Administrative Law Judge Union Accuses Social Security of Bad Faith Bargaining
The agency’s “last best offer” to the union includes a 90% cut to official time, telework limits and removal of language that ensures due process for disability claimants.
The president of a union representing the administrative law judges who adjudicate disability claims has accused the Social Security Administration of bargaining in bad faith. The accusation follows news that federal mediators declared the agency and union to be at impasse in negotiations over a new collective bargaining agreement.
Association of Administrative Law Judges President Melissa McIntosh said her union has filed an internal grievance with the agency over its negotiating practices as they discuss a new contract.

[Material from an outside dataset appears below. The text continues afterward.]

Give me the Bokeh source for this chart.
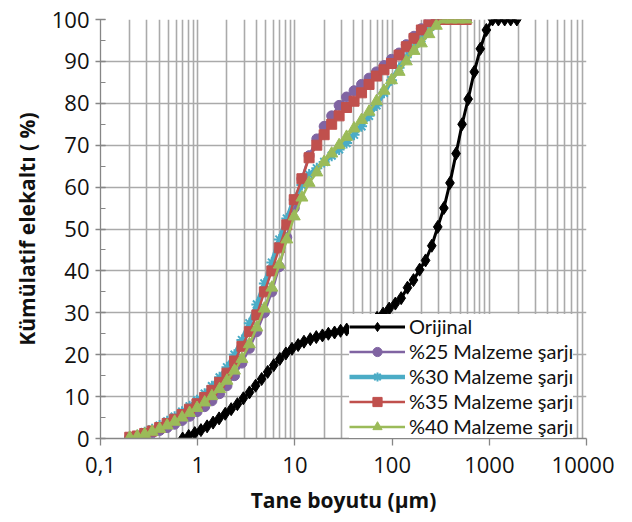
from bokeh.plotting import figure
from bokeh.models import (Range1d, FixedTicker, SingleIntervalTicker, Legend, LegendItem,
                          CustomJSTickFormatter)
from bokeh.embed import file_html
from bokeh.resources import INLINE

# ---------------- data ----------------
size_um = [0.2, 0.239, 0.285, 0.340, 0.406, 0.485, 0.579, 0.691, 0.825, 0.985,
           1.18, 1.40, 1.68, 2.00, 2.39, 2.85, 3.40, 4.06, 4.85, 5.79,
           6.91, 8.25, 9.85, 11.8, 14.0, 16.8, 20.0, 23.9, 28.5, 34.0,
           40.6, 48.5, 57.9, 69.1, 82.5, 98.5, 118, 140, 168, 200,
           239, 285, 340, 406, 485, 579]

pct25 = [0.2, 0.4, 0.8, 1.3, 1.9, 2.6, 3.4, 4.3, 5.3, 6.4,
         7.6, 9.0, 10.7, 12.6, 15.0, 18.0, 21.5, 25.5, 30.0, 35.0,
         41.0, 48.0, 55.0, 62.0, 67.5, 71.5, 74.5, 77.0, 79.5, 81.5,
         83.0, 84.5, 86.0, 87.5, 89.0, 90.5, 92.0, 94.0, 96.0, 97.8,
         99.3, 100, 100, 100, 100, 100]

pct30 = [0.4, 0.8, 1.5, 2.2, 3.1, 4.1, 5.2, 6.4, 7.7, 9.1,
         10.7, 12.5, 14.6, 17.0, 20.0, 23.5, 27.5, 32.0, 37.0, 42.0,
         47.5, 52.5, 57.0, 60.5, 63.0, 64.5, 66.0, 67.5, 69.0, 70.5,
         72.5, 74.5, 77.0, 79.5, 82.5, 85.5, 88.5, 91.0, 93.5, 95.5,
         97.5, 99.5, 100, 100, 100, 100]

pct35 = [0.3, 0.6, 1.2, 1.8, 2.6, 3.6, 4.6, 5.7, 7.0, 8.3,
         9.8, 11.5, 13.4, 15.6, 18.5, 22.0, 25.5, 29.5, 35.0, 40.0,
         45.5, 51.0, 57.0, 62.0, 67.0, 70.0, 72.5, 75.0, 77.0, 79.0,
         80.5, 82.5, 84.5, 86.5, 88.0, 89.5, 91.5, 93.5, 95.5, 97.5,
         99.5, 100, 100, 100, 100, 100]

pct40 = [0.2, 0.5, 1.0, 1.6, 2.3, 3.1, 4.0, 5.0, 6.1, 7.3,
         8.6, 10.1, 11.8, 13.8, 16.2, 19.0, 22.5, 26.5, 31.0, 36.0,
         41.5, 47.5, 53.0, 57.5, 61.0, 63.5, 66.0, 68.0, 70.0, 72.0,
         74.0, 76.0, 78.0, 80.5, 83.0, 85.5, 87.5, 90.0, 92.5, 94.3,
         96.5, 98.5, 100, 100, 100, 100]

orig_size = [0.700, 0.808, 0.933, 1.08, 1.25, 1.44, 1.66, 1.92, 2.21, 2.56,
             2.95, 3.41, 3.94, 4.55, 5.25, 6.06, 7.00, 8.08, 9.33, 10.8,
             12.4, 14.4, 16.6, 19.2, 22.1, 25.6, 29.5, 34.1, 39.4, 45.5,
             52.5, 60.6, 70.0, 80.8, 93.3, 108, 124, 144, 166, 192,
             221, 256, 295, 341, 394, 455, 525, 606, 700, 808,
             933, 1080, 1240, 1440, 1660, 1920]
orig_pct = [0.0, 0.6, 1.3, 2.0, 2.9, 3.8, 4.8, 5.9, 7.0, 8.2,
            9.6, 11.0, 12.6, 14.2, 15.9, 17.5, 19.0, 20.3, 21.4, 22.3,
            23.1, 23.7, 24.2, 24.6, 25.0, 25.3, 25.7, 26.0, 26.4, 26.8,
            27.3, 28.0, 28.8, 29.8, 31.0, 32.2, 33.5, 36.0, 37.8, 40.3,
            42.5, 46.0, 50.5, 55.0, 61.0, 68.0, 75.0, 81.0, 87.5, 93.0,
            97.5, 100, 100, 100, 100, 100]

x_ticks = [0.1, 1, 10, 100, 1000, 10000]
x_tick_labels = ["0,1", "1", "10", "100", "1000", "10000"]
x_title = "Tane boyutu (µm)"
y_title = "Kümülatif elekaltı ( %)"
names = ["Orijinal", "%25 Malzeme şarjı", "%30 Malzeme şarjı",
         "%35 Malzeme şarjı", "%40 Malzeme şarjı"]

# ---------------- figure ----------------
FONT = "Open Sans"
LFONT = "Lato"
GRID = "#aaaaaa"
AXIS = "#868686"

p = figure(x_axis_type="log", x_range=Range1d(0.1, 10000), y_range=Range1d(0, 100),
           frame_width=486, frame_height=419,
           min_border_left=100, min_border_right=28, min_border_top=19, min_border_bottom=76,
           output_backend="svg", toolbar_location=None)
p.outline_line_color = None
p.background_fill_color = "white"
p.border_fill_color = "white"

minor = [m * d for d in [0.1, 1, 10, 100, 1000] for m in range(2, 10)]
p.xaxis.ticker = FixedTicker(ticks=x_ticks, minor_ticks=minor)
p.xaxis.formatter = CustomJSTickFormatter(
    args=dict(tick_vals=x_ticks, tick_labels=x_tick_labels),
    code="""
    for (let i = 0; i < tick_vals.length; i++) {
        if (Math.abs(Math.log10(tick_vals[i]) - Math.log10(tick)) < 1e-6) return tick_labels[i];
    }
    return '';
    """)
p.yaxis.ticker = SingleIntervalTicker(interval=10, num_minor_ticks=2)

for ax in (p.xaxis[0], p.yaxis[0]):
    ax.axis_line_color = AXIS
    ax.axis_line_width = 1.3
    ax.major_tick_line_color = AXIS
    ax.major_tick_line_width = 1.3
    ax.minor_tick_line_color = AXIS
    ax.major_label_text_font = FONT
    ax.major_label_text_font_size = "22px"
    ax.major_label_text_color = "#111111"
    ax.axis_label_text_font = FONT
    ax.axis_label_text_font_size = "21px"
    ax.axis_label_text_font_style = "bold"
    ax.axis_label_text_color = "#111111"

p.xaxis.axis_label = x_title
p.yaxis.axis_label = y_title
p.xaxis.major_tick_in = 0
p.xaxis.major_tick_out = 7
p.xaxis.minor_tick_line_color = None
p.xaxis.major_label_standoff = 11
p.xaxis.axis_label_standoff = 10
p.yaxis.major_tick_in = 5
p.yaxis.major_tick_out = 5
p.yaxis.minor_tick_in = 5
p.yaxis.minor_tick_out = 0
p.yaxis.major_label_standoff = 6
p.yaxis.axis_label_standoff = 8

p.xgrid.grid_line_color = GRID
p.xgrid.grid_line_width = 1.6
p.xgrid.minor_grid_line_color = GRID
p.xgrid.minor_grid_line_width = 1.6
p.ygrid.grid_line_color = GRID
p.ygrid.grid_line_width = 1.6

# ---------------- series ----------------
items = []

l0 = p.line(orig_size, orig_pct, line_color="black", line_width=3)
m0 = p.scatter(orig_size, orig_pct, marker="diamond", size=13,
               fill_color="black", line_color="black")
items.append(LegendItem(label=names[0], renderers=[l0, m0]))

PURPLE, CYAN, RED, GREEN = "#8064A2", "#4BACC6", "#C0504D", "#9BBB59"

l1 = p.line(size_um, pct25, line_color=PURPLE, line_width=2.5)
m1 = p.scatter(size_um, pct25, marker="circle", size=10, fill_color=PURPLE, line_color=PURPLE)
items.append(LegendItem(label=names[1], renderers=[l1, m1]))

l2 = p.line(size_um, pct30, line_color=CYAN, line_width=4.5)
m2 = p.scatter(size_um, pct30, marker="asterisk", size=11, line_color=CYAN, line_width=2)
items.append(LegendItem(label=names[2], renderers=[l2, m2]))

l3 = p.line(size_um, pct35, line_color=RED, line_width=2.5)
m3 = p.scatter(size_um, pct35, marker="square", size=10, fill_color=RED, line_color=RED)
items.append(LegendItem(label=names[3], renderers=[l3, m3]))

l4 = p.line(size_um, pct40, line_color=GREEN, line_width=2.5)
m4 = p.scatter(size_um, pct40, marker="triangle", size=12, fill_color=GREEN, line_color=GREEN)
items.append(LegendItem(label=names[4], renderers=[l4, m4]))

legend = Legend(items=items, location=(249, 0), orientation="vertical",
                label_text_font=LFONT, label_text_font_size="20px", label_text_color="#111111",
                glyph_width=56, glyph_height=23, label_height=23, spacing=1,
                label_standoff=4, padding=1, margin=0,
                background_fill_color="white", background_fill_alpha=1.0,
                border_line_color=None)
p.add_layout(legend, "center")

open("out.html", "w").write(file_html(p, INLINE))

She said she believes management is focused on standardizing contracts with disparate bargaining units, rather than on improving efficiency for taxpayers.

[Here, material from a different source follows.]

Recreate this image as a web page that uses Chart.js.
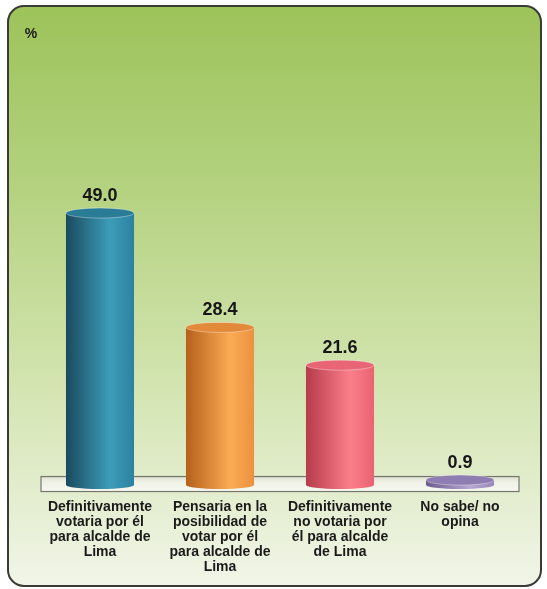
<!DOCTYPE html>
<html>
<head>
<meta charset="utf-8">
<script src="https://cdn.jsdelivr.net/npm/chart.js@4.4.0/dist/chart.umd.min.js"></script>
<style>
  html, body { margin: 0; padding: 0; background: #ffffff; }
  #wrap { width: 547px; height: 589px; }
</style>
</head>
<body>
<div id="wrap"><canvas id="myChart" width="547" height="589"></canvas></div>
<script>
const categories = [
  ['Definitivamente', 'votaria por él', 'para alcalde de', 'Lima'],
  ['Pensaria en la', 'posibilidad de', 'votar por él', 'para alcalde de', 'Lima'],
  ['Definitivamente', 'no votaria por', 'él para alcalde', 'de Lima'],
  ['No sabe/ no', 'opina']
];
const values = [49.0, 28.4, 21.6, 0.9];
const unitLabel = '%';

// dark edge, highlight, right edge
const barShades = [
  ['#1a4a5f', '#3d9db9', '#2b82a0'],
  ['#b5601c', '#fbab54', '#ec9140'],
  ['#b63b4b', '#fb7f8b', '#ea6372'],
  ['#6b5b8c', '#b6a8d2', '#9787b9']
];
const capColors = ['#2a7c96', '#e3893a', '#e86575', '#8d7db0'];

const BAR_PCT = 0.567;
const CAP_RY = 5;

function barGradient(ctx, x, w, i) {
  const g = ctx.createLinearGradient(x - w / 2, 0, x + w / 2, 0);
  g.addColorStop(0, barShades[i][0]);
  g.addColorStop(0.65, barShades[i][1]);
  g.addColorStop(1, barShades[i][2]);
  return g;
}

const cylinderPlugin = {
  id: 'cylinder',
  beforeDraw(chart) {
    const ctx = chart.ctx;
    const x0 = 8, y0 = 6, w = 533, h = 580, r = 16;
    ctx.save();
    const bg = ctx.createLinearGradient(0, y0, 0, y0 + h);
    bg.addColorStop(0, '#9dc35a');
    bg.addColorStop(0.3, '#b3d17e');
    bg.addColorStop(0.65, '#d3e4b0');
    bg.addColorStop(1, '#f1f5e8');
    ctx.beginPath();
    ctx.roundRect(x0, y0, w, h, r);
    ctx.fillStyle = bg;
    ctx.fill();
    ctx.lineWidth = 2;
    ctx.strokeStyle = '#3a3a36';
    ctx.stroke();

    ctx.fillStyle = '#1a1a1a';
    ctx.font = 'bold 14px "Liberation Sans", Arial, sans-serif';
    ctx.textAlign = 'center';
    ctx.textBaseline = 'middle';
    ctx.fillText(unitLabel, 31, 34);
    ctx.restore();
  },
  beforeDatasetsDraw(chart) {
    const ctx = chart.ctx;
    const ca = chart.chartArea;
    const base = chart.scales.y.getPixelForValue(0);
    ctx.save();
    const top = base - 8.5, bottom = base + 6.5;
    const fg = ctx.createLinearGradient(0, top, 0, bottom);
    fg.addColorStop(0, '#d9ddcc');
    fg.addColorStop(0.3, '#eef0e4');
    fg.addColorStop(1, '#f7f8f1');
    ctx.fillStyle = fg;
    ctx.fillRect(ca.left + 1, top, ca.right - ca.left - 2, bottom - top);
    ctx.lineWidth = 1.2;
    ctx.strokeStyle = '#75776c';
    ctx.strokeRect(ca.left + 1, top, ca.right - ca.left - 2, bottom - top);
    ctx.restore();
  },
  afterDatasetsDraw(chart) {
    const ctx = chart.ctx;
    const meta = chart.getDatasetMeta(0);
    ctx.save();
    meta.data.forEach((bar, i) => {
      const p = bar.getProps(['x', 'y', 'base', 'width'], true);
      const rx = p.width / 2;
      // rounded bottom
      ctx.beginPath();
      ctx.ellipse(p.x, p.base, rx, 4, 0, 0, Math.PI);
      ctx.fillStyle = barGradient(ctx, p.x, p.width, i);
      ctx.fill();
      // top cap
      ctx.beginPath();
      ctx.ellipse(p.x, p.y, rx, CAP_RY, 0, 0, Math.PI * 2);
      ctx.fillStyle = capColors[i];
      ctx.fill();
      ctx.lineWidth = 1;
      ctx.strokeStyle = 'rgba(255,255,255,0.35)';
      ctx.stroke();
      // value label
      ctx.fillStyle = '#161616';
      ctx.font = 'bold 18px "Liberation Sans", Arial, sans-serif';
      ctx.textAlign = 'center';
      ctx.textBaseline = 'middle';
      ctx.fillText(values[i].toFixed(1), p.x, p.y - 17.5);
    });
    ctx.restore();
  }
};

const data = {
  labels: categories,
  datasets: [{
    data: values,
    backgroundColor: (c) => {
      const chart = c.chart;
      if (!chart.chartArea || c.dataIndex === undefined) return barShades[0][1];
      const xs = chart.scales.x;
      const x = xs.getPixelForValue(c.dataIndex);
      const w = xs.width / categories.length * BAR_PCT;
      return barGradient(chart.ctx, x, w, c.dataIndex);
    },
    borderWidth: 0,
    barPercentage: BAR_PCT,
    categoryPercentage: 1
  }]
};

const config = {
  type: 'bar',
  data: data,
  options: {
    responsive: false,
    animation: false,
    layout: {
      padding: { left: 40, right: 27, top: 152, bottom: 0 }
    },
    plugins: {
      legend: { display: false },
      tooltip: { enabled: false }
    },
    scales: {
      x: {
        grid: { display: false, drawTicks: false, tickLength: 0 },
        border: { display: false },
        ticks: {
          color: '#1a1a1a',
          padding: 14.5,
          maxRotation: 0,
          autoSkip: false,
          font: { family: '"Liberation Sans", Arial, sans-serif', size: 14, weight: 'bold', lineHeight: 1.071 }
        }
      },
      y: {
        display: false,
        min: 0,
        max: 60
      }
    }
  },
  plugins: [cylinderPlugin]
};

const myChart = new Chart(
  document.getElementById('myChart'),
  config
);
</script>
</body>
</html>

“I think what’s most obvious would be their aggressive posture in mandating contracts that are the same for all bargaining units at SSA,” McIntosh said. “You have a bargaining unit that’s made exclusively of judges, and then there’s [the American Federation of Government Employees], which is a bargaining unit of 45,000 employees with diverse positions, and then there’s a [National Treasury Employees Union] bargaining unit. It’s not bargaining in good faith to say, all three times, that we want the contracts to look the same.”

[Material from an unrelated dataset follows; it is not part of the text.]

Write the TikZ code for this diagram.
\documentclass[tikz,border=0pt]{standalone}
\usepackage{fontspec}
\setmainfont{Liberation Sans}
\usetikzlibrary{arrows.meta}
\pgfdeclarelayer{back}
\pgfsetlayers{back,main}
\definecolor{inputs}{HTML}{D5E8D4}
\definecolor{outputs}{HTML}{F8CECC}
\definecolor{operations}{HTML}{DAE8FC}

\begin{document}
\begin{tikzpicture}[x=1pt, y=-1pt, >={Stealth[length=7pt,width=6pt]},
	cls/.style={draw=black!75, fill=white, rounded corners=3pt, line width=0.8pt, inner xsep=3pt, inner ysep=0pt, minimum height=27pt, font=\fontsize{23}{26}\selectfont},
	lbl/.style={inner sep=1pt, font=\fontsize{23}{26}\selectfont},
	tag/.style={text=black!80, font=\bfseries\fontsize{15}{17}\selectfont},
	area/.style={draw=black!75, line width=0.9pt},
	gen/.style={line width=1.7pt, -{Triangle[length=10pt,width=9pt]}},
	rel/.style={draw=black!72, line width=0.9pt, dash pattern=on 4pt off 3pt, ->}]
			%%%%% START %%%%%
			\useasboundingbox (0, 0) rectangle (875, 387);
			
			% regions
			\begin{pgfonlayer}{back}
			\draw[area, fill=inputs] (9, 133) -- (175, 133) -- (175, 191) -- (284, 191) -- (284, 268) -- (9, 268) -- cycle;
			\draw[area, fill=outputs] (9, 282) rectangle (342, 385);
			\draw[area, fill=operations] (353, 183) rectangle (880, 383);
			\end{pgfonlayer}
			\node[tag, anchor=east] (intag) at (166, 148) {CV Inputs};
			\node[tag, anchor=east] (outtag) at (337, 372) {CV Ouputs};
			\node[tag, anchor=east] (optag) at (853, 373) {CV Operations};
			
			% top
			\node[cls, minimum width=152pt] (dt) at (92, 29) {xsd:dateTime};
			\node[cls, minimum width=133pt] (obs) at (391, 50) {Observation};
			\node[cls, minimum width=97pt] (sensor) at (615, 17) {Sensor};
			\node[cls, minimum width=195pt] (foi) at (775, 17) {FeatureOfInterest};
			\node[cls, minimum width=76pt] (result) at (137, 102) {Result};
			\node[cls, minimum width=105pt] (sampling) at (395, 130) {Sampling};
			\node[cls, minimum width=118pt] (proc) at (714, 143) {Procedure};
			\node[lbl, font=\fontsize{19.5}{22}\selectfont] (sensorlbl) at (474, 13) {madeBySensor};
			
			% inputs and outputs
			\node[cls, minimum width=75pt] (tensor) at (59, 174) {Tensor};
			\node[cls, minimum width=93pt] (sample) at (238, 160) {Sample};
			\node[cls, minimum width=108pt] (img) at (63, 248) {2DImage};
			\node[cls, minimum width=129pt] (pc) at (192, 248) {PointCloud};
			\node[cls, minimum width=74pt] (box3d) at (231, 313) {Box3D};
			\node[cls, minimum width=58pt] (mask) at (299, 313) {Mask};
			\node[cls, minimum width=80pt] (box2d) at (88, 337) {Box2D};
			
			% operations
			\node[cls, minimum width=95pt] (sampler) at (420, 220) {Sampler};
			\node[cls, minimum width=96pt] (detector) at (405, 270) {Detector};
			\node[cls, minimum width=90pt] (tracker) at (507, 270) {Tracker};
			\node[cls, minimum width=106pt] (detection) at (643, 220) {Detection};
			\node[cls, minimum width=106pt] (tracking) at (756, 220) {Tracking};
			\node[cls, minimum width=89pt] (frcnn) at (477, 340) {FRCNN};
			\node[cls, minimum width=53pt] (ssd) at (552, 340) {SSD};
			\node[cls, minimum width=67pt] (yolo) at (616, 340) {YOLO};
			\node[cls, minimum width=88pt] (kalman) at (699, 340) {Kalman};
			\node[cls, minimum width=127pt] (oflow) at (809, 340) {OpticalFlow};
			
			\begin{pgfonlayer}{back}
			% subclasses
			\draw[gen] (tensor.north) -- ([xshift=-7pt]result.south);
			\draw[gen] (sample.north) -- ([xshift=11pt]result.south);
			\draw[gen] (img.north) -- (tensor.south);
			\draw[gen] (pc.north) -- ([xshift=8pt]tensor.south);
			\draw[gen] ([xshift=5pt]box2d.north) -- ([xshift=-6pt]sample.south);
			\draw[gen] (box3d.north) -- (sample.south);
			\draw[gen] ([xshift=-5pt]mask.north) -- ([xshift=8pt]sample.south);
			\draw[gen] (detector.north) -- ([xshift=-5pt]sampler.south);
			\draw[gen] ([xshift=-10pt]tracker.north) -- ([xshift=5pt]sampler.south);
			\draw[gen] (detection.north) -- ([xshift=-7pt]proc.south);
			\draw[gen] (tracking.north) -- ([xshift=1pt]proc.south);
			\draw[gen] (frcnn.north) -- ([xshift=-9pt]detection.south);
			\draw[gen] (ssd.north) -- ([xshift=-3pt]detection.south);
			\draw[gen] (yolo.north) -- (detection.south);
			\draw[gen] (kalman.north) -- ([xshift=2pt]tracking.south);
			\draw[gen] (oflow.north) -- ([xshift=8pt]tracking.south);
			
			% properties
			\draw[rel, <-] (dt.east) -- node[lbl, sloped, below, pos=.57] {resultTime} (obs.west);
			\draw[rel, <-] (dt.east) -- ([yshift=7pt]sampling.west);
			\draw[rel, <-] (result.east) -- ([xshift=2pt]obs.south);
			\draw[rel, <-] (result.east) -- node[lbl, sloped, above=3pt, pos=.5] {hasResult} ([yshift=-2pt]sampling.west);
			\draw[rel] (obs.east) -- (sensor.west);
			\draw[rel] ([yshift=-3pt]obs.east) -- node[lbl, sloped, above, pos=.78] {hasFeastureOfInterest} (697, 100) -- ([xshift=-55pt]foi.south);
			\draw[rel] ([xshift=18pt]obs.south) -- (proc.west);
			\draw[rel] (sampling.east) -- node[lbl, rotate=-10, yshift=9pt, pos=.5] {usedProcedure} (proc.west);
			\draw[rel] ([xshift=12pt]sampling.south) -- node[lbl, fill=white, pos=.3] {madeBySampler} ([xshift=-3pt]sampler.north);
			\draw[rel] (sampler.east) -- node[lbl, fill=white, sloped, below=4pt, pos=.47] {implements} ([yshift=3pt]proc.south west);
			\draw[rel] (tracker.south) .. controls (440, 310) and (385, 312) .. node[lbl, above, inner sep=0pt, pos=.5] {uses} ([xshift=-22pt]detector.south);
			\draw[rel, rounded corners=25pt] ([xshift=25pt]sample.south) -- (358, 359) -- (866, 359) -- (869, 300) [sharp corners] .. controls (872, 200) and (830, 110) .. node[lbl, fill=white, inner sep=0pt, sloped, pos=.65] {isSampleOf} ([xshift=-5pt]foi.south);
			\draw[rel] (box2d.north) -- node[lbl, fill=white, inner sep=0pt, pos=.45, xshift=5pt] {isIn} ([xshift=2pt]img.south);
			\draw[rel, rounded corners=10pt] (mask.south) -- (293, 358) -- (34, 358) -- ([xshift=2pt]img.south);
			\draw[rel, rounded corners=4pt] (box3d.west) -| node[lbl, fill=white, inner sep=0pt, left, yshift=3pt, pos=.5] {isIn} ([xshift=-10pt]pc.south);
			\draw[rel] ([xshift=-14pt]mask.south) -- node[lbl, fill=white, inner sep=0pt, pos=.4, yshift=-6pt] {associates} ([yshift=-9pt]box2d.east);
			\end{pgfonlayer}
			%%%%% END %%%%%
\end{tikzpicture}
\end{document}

AALJ and Social Security have been negotiating provisions of a new collective bargaining agreement since March, culminating in two weeks of mediation by the Federal Mediation and Conciliation Service last month. At the end of those two weeks, FMCS Commissioner Randall Mayhew declared the parties to be at an impasse.
The agency’s “last best offer” to the union, which was reviewed by Government Executive, includes several proposals that have become standard in the Trump administration, including shifting telework policies to be entirely at the discretion of the agency and a drastic reduction in the amount of official time the union can use. In this case, SSA proposed a 90% cut to official time, from an annual bank of 22,000 hours in the current contract to only 2,000 hours.
“We simply cannot function as a union and meet our statutory requirements [to represent employees] on only 2,000 hours,” McIntosh said. “And they’ve done the same thing to try to aggressively eliminate official time for AFGE and NTEU.”
Equally troubling to the administrative law judges are proposals throughout the contract to remove references to the Administrative Procedures Act and an article affirming the “judicial function” of ALJs at the agency. The judicial function article lays out several key duties of administrative law judges, including the power to call for expert witnesses and ensure due process rights of claimants.
“That’s so critical to us, because the Administrative Procedures Act ensures the due process rights of claimants that come before us, and ensures our judicial independence,” McIntosh said. “[We] can only speculate [on the removal of the judicial function article], but they have repeatedly attempted to give our hearings to non-ALJs at the appeals council. So our concern is that they would ultimately like to have non-ALJs hear these cases, which would be easier if the judicial function article was removed.”
The Social Security Administration declined to comment, citing ongoing negotiations.
Although McIntosh said she expects that management will request the intervention of the Federal Service Impasses Panel, she hopes that newly installed SSA Commissioner Andrew Saul will put a pause on further negotiations, at least until the agency can introduce a new organization structure to the administrative law judge corps. The recent Lucia v. Securities and Exchange Commission Supreme Court decision labels ALJs to be “inferior officers,” and to comply with the Constitution, they now must report to a Senate confirmed presidential appointee.
“We have a new commissioner, and I’ve reached out and we’d like to reboot the relationship and have a better relationship with the agency,” McIntosh said. “We’re committed public servants. We’ve increased our productivity since fiscal 2017 by about 20%, and we’ve lost around 40,000 hours of leave every year over the last three years trying to meet production standards. We’re committed and trying very hard, and we think we’ve got to turn this around.”